§ **Given request**
Copy exactly the lines from the start of the material through the line with "const yTickValues = [sBar, sHat, sLow];". Pictures stay out of the copy.

>> start Collected material

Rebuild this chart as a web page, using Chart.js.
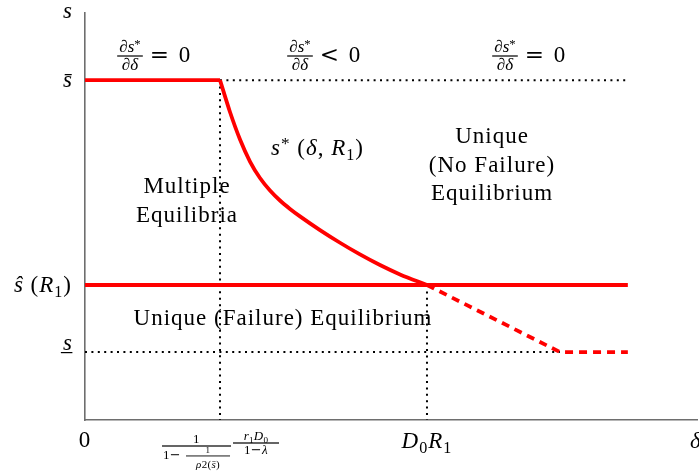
<!DOCTYPE html>
<html><head><meta charset="utf-8">
<script src="https://cdn.jsdelivr.net/npm/chart.js@4.4.1/dist/chart.umd.min.js"></script>
<style>html,body{margin:0;padding:0;background:#fff}</style>
</head><body>
<canvas id="c" width="699" height="472"></canvas>
<script>
// ---- data (arbitrary units: delta on x 0..100, s on y 0..100) ----
const deltaThreshold = 22.06;   // 1/(1-1/rho2(s̄)) · r1 D0/(1-λ)
const deltaD0R1 = 55.88;        // D0 R1
const deltaFloor = 77.6;
const deltaEnd = 88.7;
const sBar = 83.5;              // s̄
const sHat = 33.17;             // ŝ(R1)
const sLow = 16.7;              // s̲
const curveDelta = [22.06, 23.69, 25.33, 26.96, 28.59, 30.23, 31.86, 33.50, 35.13, 38.40, 41.67, 44.93, 48.20, 51.47, 55.88];
const curveS     = [83.5, 75.68, 68.92, 63.51, 59.46, 56.39, 53.93, 51.87, 50.04, 46.67, 43.55, 40.68, 38.07, 35.76, 33.17];
const xTickValues = [0, deltaThreshold, deltaD0R1];
const yTickValues = [sBar, sHat, sLow];

const RED = '#ff0000';
const pts = (xs, ys) => xs.map((x, i) => ({x, y: ys[i]}));

const redSolid = {borderColor: RED, borderWidth: 3.8, pointRadius: 0, showLine: true, fill: false, order: 0, borderCapStyle: 'butt', borderJoinStyle: 'miter'};
const dotted = {borderColor: '#000', borderWidth: 2, borderDash: [2, 4.4], pointRadius: 0, showLine: true, fill: false, order: 2};

const datasets = [
  Object.assign({data: pts([0, deltaThreshold], [sBar, sBar])}, redSolid),
  Object.assign({data: pts(curveDelta, curveS), cubicInterpolationMode: 'monotone'}, redSolid),
  Object.assign({data: pts([0, deltaEnd], [sHat, sHat])}, redSolid),
  Object.assign({data: pts([deltaD0R1, deltaFloor, deltaEnd], [sHat, sLow, sLow]), borderDash: [8, 6]}, redSolid),
  Object.assign({data: pts([deltaThreshold, deltaEnd], [sBar, sBar])}, dotted),
  Object.assign({data: pts([0, deltaFloor], [sLow, sLow])}, dotted),
  Object.assign({data: pts([deltaThreshold, deltaThreshold], [sBar, 0])}, dotted),
  Object.assign({data: pts([deltaD0R1, deltaD0R1], [sHat, 0])}, dotted),
];

// ---- math-ish text helpers ----
const FF = '"Liberation Serif", "Times New Roman", serif';
const FO = '"DejaVu Serif", serif';
function setFont(ctx, size, it, op) { ctx.font = (it ? 'italic ' : '') + size + 'px ' + (op ? FO : FF); }
function runW(ctx, runs, size) {
  let w = 0;
  for (const r of runs) { setFont(ctx, size * (r.s || 1), r.i, r.o); w += ctx.measureText(r.t).width + (r.g || 0) * size; }
  return w;
}
function drawRuns(ctx, runs, x, y, size, align) {
  const w = runW(ctx, runs, size);
  let cx = align === 'center' ? x - w / 2 : align === 'right' ? x - w : x;
  ctx.textAlign = 'left'; ctx.textBaseline = 'alphabetic';
  for (const r of runs) {
    setFont(ctx, size * (r.s || 1), r.i, r.o);
    ctx.fillText(r.t, cx, y + (r.dy || 0) * size);
    cx += ctx.measureText(r.t).width + (r.g || 0) * size;
  }
  return w;
}
function drawFrac(ctx, num, den, cx, barY, size, lw) {
  const w = Math.max(runW(ctx, num, size), runW(ctx, den, size)) + size * 0.25;
  ctx.fillRect(cx - w / 2, barY - lw / 2, w, lw);
  drawRuns(ctx, num, cx, barY - size * 0.22, size, 'center');
  drawRuns(ctx, den, cx, barY + size * 0.8, size, 'center');
  return w;
}
const dsdd = () => ({
  num: [{t: '∂'}, {t: 's', i: true}, {t: '*', s: 0.75, dy: -0.25}],
  den: [{t: '∂'}, {t: 'δ', i: true}]
});

const labelPlugin = {
  id: 'labels',
  afterDraw(chart) {
    const ctx = chart.ctx;
    const xs = chart.scales.x, ys = chart.scales.y;
    ctx.save();
    ctx.fillStyle = '#000';
    ctx.letterSpacing = '1px';
    const B = 23;

    // axis titles
    drawRuns(ctx, [{t: 's', i: true}], 68, 18, B, 'center');
    drawRuns(ctx, [{t: 'δ', i: true}], 690, 448, B, 'left');

    // y tick labels
    const yl = ys.getPixelForValue(yTickValues[0]);
    drawRuns(ctx, [{t: 's\u0304', i: true}], 68, yl + 7, B, 'center');
    const yh = ys.getPixelForValue(yTickValues[1]);
    drawRuns(ctx, [{t: 'ŝ', i: true}, {t: ' ('}, {t: 'R', i: true}, {t: '1', s: 0.7, dy: 0.2}, {t: ')'}], 72, yh + 7, B, 'right');
    const ylo = ys.getPixelForValue(yTickValues[2]);
    drawRuns(ctx, [{t: 's\u0332', i: true}], 68, ylo - 2, B, 'center');

    // x tick labels
    drawRuns(ctx, [{t: '0'}], xs.getPixelForValue(xTickValues[0]), 447, B, 'center');
    drawRuns(ctx, [{t: 'D', i: true}, {t: '0', s: 0.7, dy: 0.2}, {t: 'R', i: true}, {t: '1', s: 0.7, dy: 0.2}], xs.getPixelForValue(xTickValues[2]), 448, B, 'center');

    // threshold label: 1/(1 - 1/rho2(s̄)) * r1 D0/(1-λ)
    ctx.letterSpacing = '0.3px';
    const xt = xs.getPixelForValue(xTickValues[1]);
    const S = 13;
    const f1L = xt - 58, f1W = 69, bar1 = 446;
    ctx.fillRect(f1L, bar1 - 0.6, f1W, 1.2);
    drawRuns(ctx, [{t: '1'}], f1L + f1W / 2, bar1 - 3, S, 'center');
    drawRuns(ctx, [{t: '1'}, {t: '−', o: true}], f1L + 1, 459, S, 'left');
    const nf = f1L + 24;
    ctx.fillRect(nf, 455.5, 44, 0.9);
    drawRuns(ctx, [{t: '1'}], nf + 22, 453, 9, 'center');
    drawRuns(ctx, [{t: 'ρ', i: true}, {t: '2'}, {t: '('}, {t: 's\u0304', i: true}, {t: ')'}], nf + 22, 468, 11, 'center');
    const c2 = xt + 36, bar2 = 443;
    ctx.fillRect(c2 - 23, bar2 - 0.6, 46, 1.2);
    drawRuns(ctx, [{t: 'r', i: true}, {t: '1', s: 0.7, dy: 0.2}, {t: 'D', i: true}, {t: '0', s: 0.7, dy: 0.2}], c2, bar2 - 3, S, 'center');
    drawRuns(ctx, [{t: '1'}, {t: '−', o: true}, {t: 'λ', i: true}], c2, bar2 + 11, S, 'center');

    // derivative labels at the top
    const F = 17;
    const tops = [{cx: 130, rel: '='}, {cx: 300, rel: '<'}, {cx: 505, rel: '='}];
    ctx.letterSpacing = '0px';
    for (const tp of tops) {
      const d = dsdd();
      const w = drawFrac(ctx, d.num, d.den, tp.cx, 56, F, 1.2);
      drawRuns(ctx, [{t: tp.rel, o: true}], tp.cx + w / 2 + 7, 62, B, 'left');
      drawRuns(ctx, [{t: '0'}], tp.cx + w / 2 + 36, 62, B, 'left');
    }

    // curve label
    ctx.letterSpacing = '1px';
    drawRuns(ctx, [{t: 's', i: true}, {t: '*', s: 0.75, dy: -0.25}, {t: ' ('}, {t: 'δ', i: true}, {t: ', '}, {t: 'R', i: true}, {t: '1', s: 0.7, dy: 0.2}, {t: ')'}], 271, 155, B, 'left');

    // region labels
    const txt = (t, x, y) => { setFont(ctx, B, false); ctx.textAlign = 'center'; ctx.fillText(t, x, y); };
    txt('Multiple', 187, 193);
    txt('Equilibria', 187, 222);
    txt('Unique', 492, 143);
    txt('(No Failure)', 492, 172);
    txt('Equilibrium', 492, 200);
    txt('Unique (Failure) Equilibrium', 283, 325);
    ctx.restore();
  }
};

new Chart(document.getElementById('c'), {
  type: 'scatter',
  data: {datasets},
  options: {
    responsive: false,
    animation: false,
    devicePixelRatio: 1,
    layout: {padding: {left: 85, right: 2, top: 13, bottom: 52}},
    plugins: {legend: {display: false}, tooltip: {enabled: false}},
    scales: {
      x: {type: 'linear', min: 0, max: 100,
          ticks: {display: false}, grid: {display: false, drawTicks: false},
          border: {display: true, color: '#6e6e6e', width: 1.6}},
      y: {type: 'linear', min: 0, max: 100,
          ticks: {display: false}, grid: {display: false, drawTicks: false},
          border: {display: true, color: '#6e6e6e', width: 1.6}}
    }
  },
  plugins: [labelPlugin]
});
</script>
</body></html>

>> end Collected material

§ **Solution**
Rebuild this chart as a web page, using Chart.js.
<!DOCTYPE html>
<html><head><meta charset="utf-8">
<script src="https://cdn.jsdelivr.net/npm/chart.js@4.4.1/dist/chart.umd.min.js"></script>
<style>html,body{margin:0;padding:0;background:#fff}</style>
</head><body>
<canvas id="c" width="699" height="472"></canvas>
<script>
// ---- data (arbitrary units: delta on x 0..100, s on y 0..100) ----
const deltaThreshold = 22.06;   // 1/(1-1/rho2(s̄)) · r1 D0/(1-λ)
const deltaD0R1 = 55.88;        // D0 R1
const deltaFloor = 77.6;
const deltaEnd = 88.7;
const sBar = 83.5;              // s̄
const sHat = 33.17;             // ŝ(R1)
const sLow = 16.7;              // s̲
const curveDelta = [22.06, 23.69, 25.33, 26.96, 28.59, 30.23, 31.86, 33.50, 35.13, 38.40, 41.67, 44.93, 48.20, 51.47, 55.88];
const curveS     = [83.5, 75.68, 68.92, 63.51, 59.46, 56.39, 53.93, 51.87, 50.04, 46.67, 43.55, 40.68, 38.07, 35.76, 33.17];
const xTickValues = [0, deltaThreshold, deltaD0R1];
const yTickValues = [sBar, sHat, sLow];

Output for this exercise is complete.